== SET TASK ==
With the images removed, repeat the data below exactly.

[Start of DATA SECTION]

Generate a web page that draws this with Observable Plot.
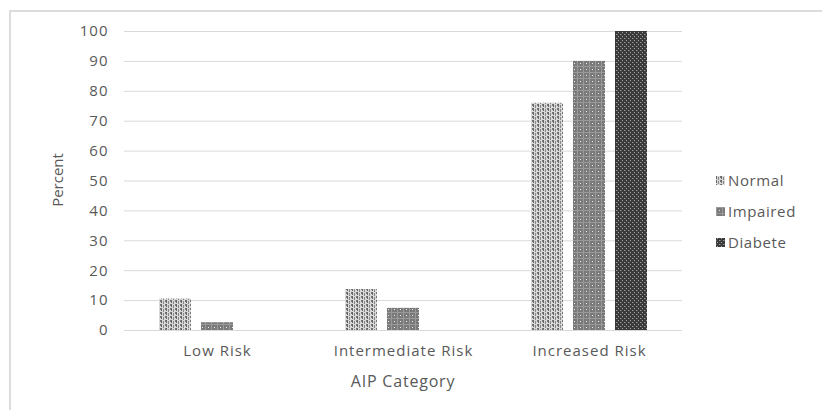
<!DOCTYPE html>
<html><head><meta charset="utf-8">
<script src="https://cdn.jsdelivr.net/npm/d3@7"></script>
<script src="https://cdn.jsdelivr.net/npm/@observablehq/plot@0.6"></script>
<style>
body{margin:0;background:#fff;font-family:"Open Sans",sans-serif;}
#wrap{position:relative;width:822px;height:410px;overflow:hidden;}
#frame{position:absolute;left:9px;top:10px;width:830px;height:420px;border-top:2px solid #dcdcdc;border-left:2px solid #dcdcdc;box-sizing:border-box;pointer-events:none;}
#legend{position:absolute;left:716px;top:165px;font-size:15px;letter-spacing:0.6px;color:#595959;line-height:31px;}
#legend div{display:flex;align-items:center;}
#legend svg{margin-right:3px;}
#ylab{position:absolute;left:57px;top:180px;transform:translate(-50%,-50%) rotate(-90deg);font-size:15px;color:#595959;white-space:nowrap;}
#xlab{position:absolute;left:403px;top:381px;transform:translate(-50%,-50%);font-size:16px;letter-spacing:0.8px;color:#595959;white-space:nowrap;}
</style></head>
<body>
<svg width="0" height="0" style="position:absolute">
<defs>
<pattern id="pNormal" width="5" height="4" patternUnits="userSpaceOnUse">
<rect width="5" height="4" fill="#d8d8d8"/>
<rect x="0" y="0" width="1" height="3" fill="#666"/>
<rect x="2" y="1" width="1" height="3" fill="#888"/>
<rect x="4" y="0" width="1" height="2" fill="#777"/>
</pattern>
<pattern id="pImpaired" width="6" height="6" patternUnits="userSpaceOnUse">
<rect width="6" height="6" fill="#7a7a7a"/>
<rect x="0" y="0" width="6" height="1" fill="#999"/>
<rect x="0" y="0" width="1" height="6" fill="#9a9a9a"/>
<rect x="3" y="3" width="1" height="1" fill="#eee"/>
</pattern>
<pattern id="pDiabete" width="4" height="4" patternUnits="userSpaceOnUse">
<rect width="4" height="4" fill="#3a3a3a"/>
<rect x="1" y="0" width="1" height="1" fill="#aaa"/>
<rect x="3" y="2" width="1" height="1" fill="#999"/>
<rect x="0" y="2" width="1" height="1" fill="#666"/>
</pattern>
</defs>
</svg>
<div id="wrap"><div id="frame"></div><div id="chart"></div>
<div id="ylab">Percent</div><div id="xlab">AIP Category</div>
<div id="legend"></div></div>
<script>
const categories = ["Low Risk", "Intermediate Risk", "Increased Risk"];
const series = ["Normal", "Impaired", "Diabete"];
const normal = [10.5, 13.7, 76];
const impaired = [2.6, 7.4, 90];
const diabete = [0, 0, 100];
const yTicks = [0,10,20,30,40,50,60,70,80,90,100];
const patterns = ["url(#pNormal)", "url(#pImpaired)", "url(#pDiabete)"];

const values = [normal, impaired, diabete];
const data = [];
categories.forEach((c, i) => series.forEach((s, j) => data.push({category: c, series: s, value: values[j][i]})));

const chart = Plot.plot({
  width: 822, height: 410,
  marginLeft: 123, marginRight: 139, marginTop: 31, marginBottom: 80,
  style: {fontFamily: "'Open Sans', sans-serif", fontSize: "15px", color: "#595959", background: "transparent", letterSpacing: "1px"},
  fx: {domain: categories, padding: 0, label: null},
  x: {domain: series, paddingInner: 0.24, paddingOuter: 0.79, axis: null},
  y: {domain: [0, 100], ticks: yTicks, label: null},
  color: {domain: series, range: patterns, type: "ordinal"},
  marks: [
    Plot.ruleY(yTicks, {stroke: "#d9d9d9", strokeWidth: 1}),
    Plot.barY(data.filter(d => d.value > 0), {fx: "category", x: "series", y: "value", fill: "series"}),
    Plot.axisY({ticks: yTicks, tickSize: 0, tickPadding: 16, fontSize: 15, fill: "#595959", label: null}),
    Plot.axisFx({anchor: "bottom", tickSize: 0, tickPadding: 15, fontSize: 15, fill: "#595959", label: null})
  ]
});
document.getElementById("chart").appendChild(chart);

const lg = document.getElementById("legend");
series.forEach((s, j) => {
  const d = document.createElement("div");
  d.innerHTML = `<svg width="9" height="9"><rect width="9" height="9" fill="${patterns[j]}"/></svg>${s}`;
  lg.appendChild(d);
});
</script>
</body></html>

[End of DATA SECTION]

== RESULT OF THIS EXERCISE ==
Generate a web page that draws this with Observable Plot.
<!DOCTYPE html>
<html><head><meta charset="utf-8">
<script src="https://cdn.jsdelivr.net/npm/d3@7"></script>
<script src="https://cdn.jsdelivr.net/npm/@observablehq/plot@0.6"></script>
<style>
body{margin:0;background:#fff;font-family:"Open Sans",sans-serif;}
#wrap{position:relative;width:822px;height:410px;overflow:hidden;}
#frame{position:absolute;left:9px;top:10px;width:830px;height:420px;border-top:2px solid #dcdcdc;border-left:2px solid #dcdcdc;box-sizing:border-box;pointer-events:none;}
#legend{position:absolute;left:716px;top:165px;font-size:15px;letter-spacing:0.6px;color:#595959;line-height:31px;}
#legend div{display:flex;align-items:center;}
#legend svg{margin-right:3px;}
#ylab{position:absolute;left:57px;top:180px;transform:translate(-50%,-50%) rotate(-90deg);font-size:15px;color:#595959;white-space:nowrap;}
#xlab{position:absolute;left:403px;top:381px;transform:translate(-50%,-50%);font-size:16px;letter-spacing:0.8px;color:#595959;white-space:nowrap;}
</style></head>
<body>
<svg width="0" height="0" style="position:absolute">
<defs>
<pattern id="pNormal" width="5" height="4" patternUnits="userSpaceOnUse">
<rect width="5" height="4" fill="#d8d8d8"/>
<rect x="0" y="0" width="1" height="3" fill="#666"/>
<rect x="2" y="1" width="1" height="3" fill="#888"/>
<rect x="4" y="0" width="1" height="2" fill="#777"/>
</pattern>
<pattern id="pImpaired" width="6" height="6" patternUnits="userSpaceOnUse">
<rect width="6" height="6" fill="#7a7a7a"/>
<rect x="0" y="0" width="6" height="1" fill="#999"/>
<rect x="0" y="0" width="1" height="6" fill="#9a9a9a"/>
<rect x="3" y="3" width="1" height="1" fill="#eee"/>
</pattern>
<pattern id="pDiabete" width="4" height="4" patternUnits="userSpaceOnUse">
<rect width="4" height="4" fill="#3a3a3a"/>
<rect x="1" y="0" width="1" height="1" fill="#aaa"/>
<rect x="3" y="2" width="1" height="1" fill="#999"/>
<rect x="0" y="2" width="1" height="1" fill="#666"/>
</pattern>
</defs>
</svg>
<div id="wrap"><div id="frame"></div><div id="chart"></div>
<div id="ylab">Percent</div><div id="xlab">AIP Category</div>
<div id="legend"></div></div>
<script>
const categories = ["Low Risk", "Intermediate Risk", "Increased Risk"];
const series = ["Normal", "Impaired", "Diabete"];
const normal = [10.5, 13.7, 76];
const impaired = [2.6, 7.4, 90];
const diabete = [0, 0, 100];
const yTicks = [0,10,20,30,40,50,60,70,80,90,100];
const patterns = ["url(#pNormal)", "url(#pImpaired)", "url(#pDiabete)"];

const values = [normal, impaired, diabete];
const data = [];
categories.forEach((c, i) => series.forEach((s, j) => data.push({category: c, series: s, value: values[j][i]})));

const chart = Plot.plot({
  width: 822, height: 410,
  marginLeft: 123, marginRight: 139, marginTop: 31, marginBottom: 80,
  style: {fontFamily: "'Open Sans', sans-serif", fontSize: "15px", color: "#595959", background: "transparent", letterSpacing: "1px"},
  fx: {domain: categories, padding: 0, label: null},
  x: {domain: series, paddingInner: 0.24, paddingOuter: 0.79, axis: null},
  y: {domain: [0, 100], ticks: yTicks, label: null},
  color: {domain: series, range: patterns, type: "ordinal"},
  marks: [
    Plot.ruleY(yTicks, {stroke: "#d9d9d9", strokeWidth: 1}),
    Plot.barY(data.filter(d => d.value > 0), {fx: "category", x: "series", y: "value", fill: "series"}),
    Plot.axisY({ticks: yTicks, tickSize: 0, tickPadding: 16, fontSize: 15, fill: "#595959", label: null}),
    Plot.axisFx({anchor: "bottom", tickSize: 0, tickPadding: 15, fontSize: 15, fill: "#595959", label: null})
  ]
});
document.getElementById("chart").appendChild(chart);

const lg = document.getElementById("legend");
series.forEach((s, j) => {
  const d = document.createElement("div");
  d.innerHTML = `<svg width="9" height="9"><rect width="9" height="9" fill="${patterns[j]}"/></svg>${s}`;
  lg.appendChild(d);
});
</script>
</body></html>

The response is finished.